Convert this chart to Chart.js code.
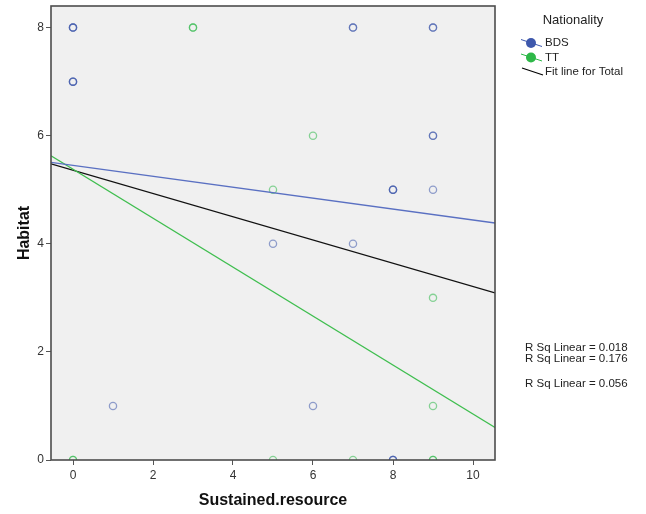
<!DOCTYPE html>
<html>
<head>
<meta charset="utf-8">
<script src="https://cdn.jsdelivr.net/npm/chart.js@4.4.1/dist/chart.umd.min.js"></script>
<style>
  html, body { margin: 0; padding: 0; background: #fff; }
  #wrap { width: 646px; height: 514px; position: relative; }
</style>
</head>
<body>
<div id="wrap"><canvas id="habitatChart"></canvas></div>
<script>
const xTicks = [0, 2, 4, 6, 8, 10];
const yTicks = [0, 2, 4, 6, 8];

// repeated pairs are overlapping cases, they come out darker
const bdsX = [0, 0, 0, 0, 0, 0, 7, 7, 9, 9, 9, 9, 8, 8, 8, 9, 5, 7, 1, 6, 8, 8, 8];
const bdsY = [8, 8, 8, 7, 7, 7, 8, 8, 8, 8, 6, 6, 5, 5, 5, 5, 4, 4, 1, 1, 0, 0, 0];
const ttX = [3, 3, 6, 5, 9, 9, 0, 0, 5, 7, 9, 9];
const ttY = [8, 8, 6, 5, 3, 1, 0, 0, 0, 0, 0, 0];

const groupNames = ['BDS', 'TT'];
const fitLabel = 'Fit line for Total';
const fitIntercepts = [5.45, 5.38, 5.36];   // BDS, TT, Total
const fitSlopes = [-0.101, -0.453, -0.215];
const rSquared = [0.018, 0.176, 0.056];

const X_MIN = -0.55, X_MAX = 10.55;
const FONT = '"Liberation Sans", Arial, sans-serif';
const blue = '#3e58ac', green = '#2eb848';

function toPoints(xs, ys) {
  return xs.map((x, i) => ({ x: x, y: ys[i] }));
}

function fitPoints(i) {
  return [X_MIN, X_MAX].map(x => ({ x: x, y: fitIntercepts[i] + fitSlopes[i] * x }));
}

function fitLine(i, color) {
  return {
    type: 'line',
    data: fitPoints(i),
    borderColor: color,
    borderWidth: 1.3,
    pointRadius: 0,
    fill: false,
    clip: 0
  };
}

const framePlugin = {
  id: 'frame',
  beforeDraw(chart) {
    const { ctx, chartArea: a } = chart;
    ctx.save();
    ctx.fillStyle = '#f0f0f0';
    ctx.fillRect(a.left, a.top, a.right - a.left, a.bottom - a.top);
    ctx.restore();
  },
  afterDraw(chart) {
    const { ctx, chartArea: a } = chart;
    ctx.save();
    ctx.strokeStyle = '#4d4d4d';
    ctx.lineWidth = 1.6;
    ctx.strokeRect(a.left, a.top, a.right - a.left, a.bottom - a.top);

    // legend
    ctx.fillStyle = '#222';
    ctx.textBaseline = 'middle';
    ctx.font = '13px ' + FONT;
    ctx.textAlign = 'center';
    ctx.fillText('Nationality', 573, 20);

    ctx.textAlign = 'left';
    ctx.font = '11.5px ' + FONT;
    const colors = [blue, green];
    const rowY = [43, 57.5, 72];
    groupNames.forEach((name, i) => {
      const y = rowY[i];
      ctx.strokeStyle = colors[i];
      ctx.lineWidth = 1;
      ctx.beginPath();
      ctx.moveTo(521, y - 3.5);
      ctx.lineTo(542, y + 3.5);
      ctx.stroke();
      ctx.fillStyle = colors[i];
      ctx.beginPath();
      ctx.arc(531, y, 5, 0, Math.PI * 2);
      ctx.fill();
      ctx.fillStyle = '#222';
      ctx.fillText(name, 545, y);
    });
    ctx.strokeStyle = '#000';
    ctx.lineWidth = 1.3;
    ctx.beginPath();
    ctx.moveTo(522, rowY[2] - 4);
    ctx.lineTo(543, rowY[2] + 3);
    ctx.stroke();
    ctx.fillStyle = '#222';
    ctx.fillText(fitLabel, 545, rowY[2]);

    // R squared notes
    const noteY = [348, 359, 384];
    rSquared.forEach((r, i) => {
      ctx.fillText('R Sq Linear = ' + r.toFixed(3), 525, noteY[i]);
    });
    ctx.restore();
  }
};

const ctx = document.getElementById('habitatChart');

new Chart(ctx, {
  type: 'scatter',
  data: {
    datasets: [
      fitLine(0, '#5a70c2'),
      fitLine(1, '#3fbe4f'),
      fitLine(2, '#111'),
      {
        label: groupNames[0],
        data: toPoints(bdsX, bdsY),
        pointStyle: 'circle',
        pointRadius: 3.6,
        pointBorderWidth: 1.3,
        borderColor: 'rgba(62, 88, 172, 0.55)',
        backgroundColor: 'rgba(0, 0, 0, 0)',
        clip: 0
      },
      {
        label: groupNames[1],
        data: toPoints(ttX, ttY),
        pointStyle: 'circle',
        pointRadius: 3.6,
        pointBorderWidth: 1.3,
        borderColor: 'rgba(46, 184, 72, 0.55)',
        backgroundColor: 'rgba(0, 0, 0, 0)',
        clip: 0
      }
    ]
  },
  options: {
    responsive: true,
    maintainAspectRatio: false,
    animation: false,
    layout: { padding: { top: 6, right: 151, left: 0, bottom: 0 } },
    plugins: {
      legend: { display: false },
      tooltip: { enabled: false }
    },
    scales: {
      x: {
        type: 'linear',
        min: X_MIN,
        max: X_MAX,
        afterBuildTicks: scale => { scale.ticks = xTicks.map(v => ({ value: v })); },
        afterFit: scale => { scale.height = 54; scale.paddingLeft = 0; scale.paddingRight = 0; },
        ticks: { font: { family: FONT, size: 12 }, color: '#333', padding: 3 },
        grid: { drawOnChartArea: false, color: '#555', tickLength: 5, lineWidth: 1 },
        border: { display: false },
        title: {
          display: true,
          text: 'Sustained.resource',
          color: '#111',
          font: { family: FONT, size: 16, weight: 'bold' },
          padding: { top: 0, bottom: 4 }
        }
      },
      y: {
        type: 'linear',
        min: 0,
        max: 8.4,
        afterBuildTicks: scale => { scale.ticks = yTicks.map(v => ({ value: v })); },
        afterFit: scale => { scale.width = 51; scale.paddingTop = 0; scale.paddingBottom = 0; },
        ticks: { font: { family: FONT, size: 12 }, color: '#333', padding: 2 },
        grid: { drawOnChartArea: false, color: '#555', tickLength: 5, lineWidth: 1 },
        border: { display: false },
        title: {
          display: true,
          text: 'Habitat',
          color: '#111',
          font: { family: FONT, size: 16, weight: 'bold' },
          padding: { top: 15, bottom: 0 }
        }
      }
    }
  },
  plugins: [framePlugin]
});
</script>
</body>
</html>
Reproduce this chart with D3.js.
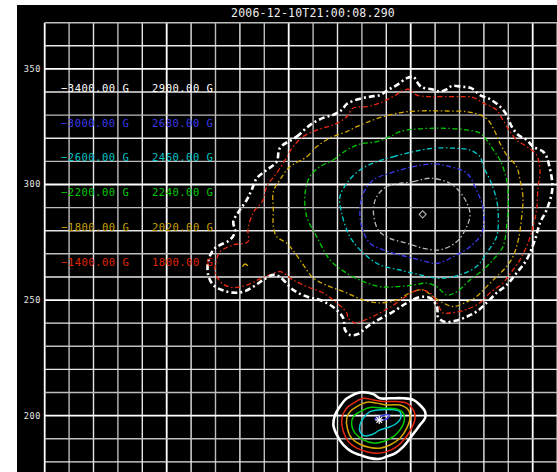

--- What the exercise asks ---
From the data above, write out everything exactly except the pictures.

--- Answer for the task ---
Convert this chart to Chart.js code.
<!DOCTYPE html>
<html>
<head>
<meta charset="utf-8">
<script src="https://cdn.jsdelivr.net/npm/chart.js@4.4.1/dist/chart.umd.min.js"></script>
<style>
  html, body { margin: 0; padding: 0; background: #fff; }
  #wrap { width: 646px; height: 514px; position: relative; }
</style>
</head>
<body>
<div id="wrap"><canvas id="habitatChart"></canvas></div>
<script>
const xTicks = [0, 2, 4, 6, 8, 10];
const yTicks = [0, 2, 4, 6, 8];

// repeated pairs are overlapping cases, they come out darker
const bdsX = [0, 0, 0, 0, 0, 0, 7, 7, 9, 9, 9, 9, 8, 8, 8, 9, 5, 7, 1, 6, 8, 8, 8];
const bdsY = [8, 8, 8, 7, 7, 7, 8, 8, 8, 8, 6, 6, 5, 5, 5, 5, 4, 4, 1, 1, 0, 0, 0];
const ttX = [3, 3, 6, 5, 9, 9, 0, 0, 5, 7, 9, 9];
const ttY = [8, 8, 6, 5, 3, 1, 0, 0, 0, 0, 0, 0];

const groupNames = ['BDS', 'TT'];
const fitLabel = 'Fit line for Total';
const fitIntercepts = [5.45, 5.38, 5.36];   // BDS, TT, Total
const fitSlopes = [-0.101, -0.453, -0.215];
const rSquared = [0.018, 0.176, 0.056];

const X_MIN = -0.55, X_MAX = 10.55;
const FONT = '"Liberation Sans", Arial, sans-serif';
const blue = '#3e58ac', green = '#2eb848';

function toPoints(xs, ys) {
  return xs.map((x, i) => ({ x: x, y: ys[i] }));
}

function fitPoints(i) {
  return [X_MIN, X_MAX].map(x => ({ x: x, y: fitIntercepts[i] + fitSlopes[i] * x }));
}

function fitLine(i, color) {
  return {
    type: 'line',
    data: fitPoints(i),
    borderColor: color,
    borderWidth: 1.3,
    pointRadius: 0,
    fill: false,
    clip: 0
  };
}

const framePlugin = {
  id: 'frame',
  beforeDraw(chart) {
    const { ctx, chartArea: a } = chart;
    ctx.save();
    ctx.fillStyle = '#f0f0f0';
    ctx.fillRect(a.left, a.top, a.right - a.left, a.bottom - a.top);
    ctx.restore();
  },
  afterDraw(chart) {
    const { ctx, chartArea: a } = chart;
    ctx.save();
    ctx.strokeStyle = '#4d4d4d';
    ctx.lineWidth = 1.6;
    ctx.strokeRect(a.left, a.top, a.right - a.left, a.bottom - a.top);

    // legend
    ctx.fillStyle = '#222';
    ctx.textBaseline = 'middle';
    ctx.font = '13px ' + FONT;
    ctx.textAlign = 'center';
    ctx.fillText('Nationality', 573, 20);

    ctx.textAlign = 'left';
    ctx.font = '11.5px ' + FONT;
    const colors = [blue, green];
    const rowY = [43, 57.5, 72];
    groupNames.forEach((name, i) => {
      const y = rowY[i];
      ctx.strokeStyle = colors[i];
      ctx.lineWidth = 1;
      ctx.beginPath();
      ctx.moveTo(521, y - 3.5);
      ctx.lineTo(542, y + 3.5);
      ctx.stroke();
      ctx.fillStyle = colors[i];
      ctx.beginPath();
      ctx.arc(531, y, 5, 0, Math.PI * 2);
      ctx.fill();
      ctx.fillStyle = '#222';
      ctx.fillText(name, 545, y);
    });
    ctx.strokeStyle = '#000';
    ctx.lineWidth = 1.3;
    ctx.beginPath();
    ctx.moveTo(522, rowY[2] - 4);
    ctx.lineTo(543, rowY[2] + 3);
    ctx.stroke();
    ctx.fillStyle = '#222';
    ctx.fillText(fitLabel, 545, rowY[2]);

    // R squared notes
    const noteY = [348, 359, 384];
    rSquared.forEach((r, i) => {
      ctx.fillText('R Sq Linear = ' + r.toFixed(3), 525, noteY[i]);
    });
    ctx.restore();
  }
};

const ctx = document.getElementById('habitatChart');

new Chart(ctx, {
  type: 'scatter',
  data: {
    datasets: [
      fitLine(0, '#5a70c2'),
      fitLine(1, '#3fbe4f'),
      fitLine(2, '#111'),
      {
        label: groupNames[0],
        data: toPoints(bdsX, bdsY),
        pointStyle: 'circle',
        pointRadius: 3.6,
        pointBorderWidth: 1.3,
        borderColor: 'rgba(62, 88, 172, 0.55)',
        backgroundColor: 'rgba(0, 0, 0, 0)',
        clip: 0
      },
      {
        label: groupNames[1],
        data: toPoints(ttX, ttY),
        pointStyle: 'circle',
        pointRadius: 3.6,
        pointBorderWidth: 1.3,
        borderColor: 'rgba(46, 184, 72, 0.55)',
        backgroundColor: 'rgba(0, 0, 0, 0)',
        clip: 0
      }
    ]
  },
  options: {
    responsive: true,
    maintainAspectRatio: false,
    animation: false,
    layout: { padding: { top: 6, right: 151, left: 0, bottom: 0 } },
    plugins: {
      legend: { display: false },
      tooltip: { enabled: false }
    },
    scales: {
      x: {
        type: 'linear',
        min: X_MIN,
        max: X_MAX,
        afterBuildTicks: scale => { scale.ticks = xTicks.map(v => ({ value: v })); },
        afterFit: scale => { scale.height = 54; scale.paddingLeft = 0; scale.paddingRight = 0; },
        ticks: { font: { family: FONT, size: 12 }, color: '#333', padding: 3 },
        grid: { drawOnChartArea: false, color: '#555', tickLength: 5, lineWidth: 1 },
        border: { display: false },
        title: {
          display: true,
          text: 'Sustained.resource',
          color: '#111',
          font: { family: FONT, size: 16, weight: 'bold' },
          padding: { top: 0, bottom: 4 }
        }
      },
      y: {
        type: 'linear',
        min: 0,
        max: 8.4,
        afterBuildTicks: scale => { scale.ticks = yTicks.map(v => ({ value: v })); },
        afterFit: scale => { scale.width = 51; scale.paddingTop = 0; scale.paddingBottom = 0; },
        ticks: { font: { family: FONT, size: 12 }, color: '#333', padding: 2 },
        grid: { drawOnChartArea: false, color: '#555', tickLength: 5, lineWidth: 1 },
        border: { display: false },
        title: {
          display: true,
          text: 'Habitat',
          color: '#111',
          font: { family: FONT, size: 16, weight: 'bold' },
          padding: { top: 15, bottom: 0 }
        }
      }
    }
  },
  plugins: [framePlugin]
});
</script>
</body>
</html>
Reproduce this chart with D3.js.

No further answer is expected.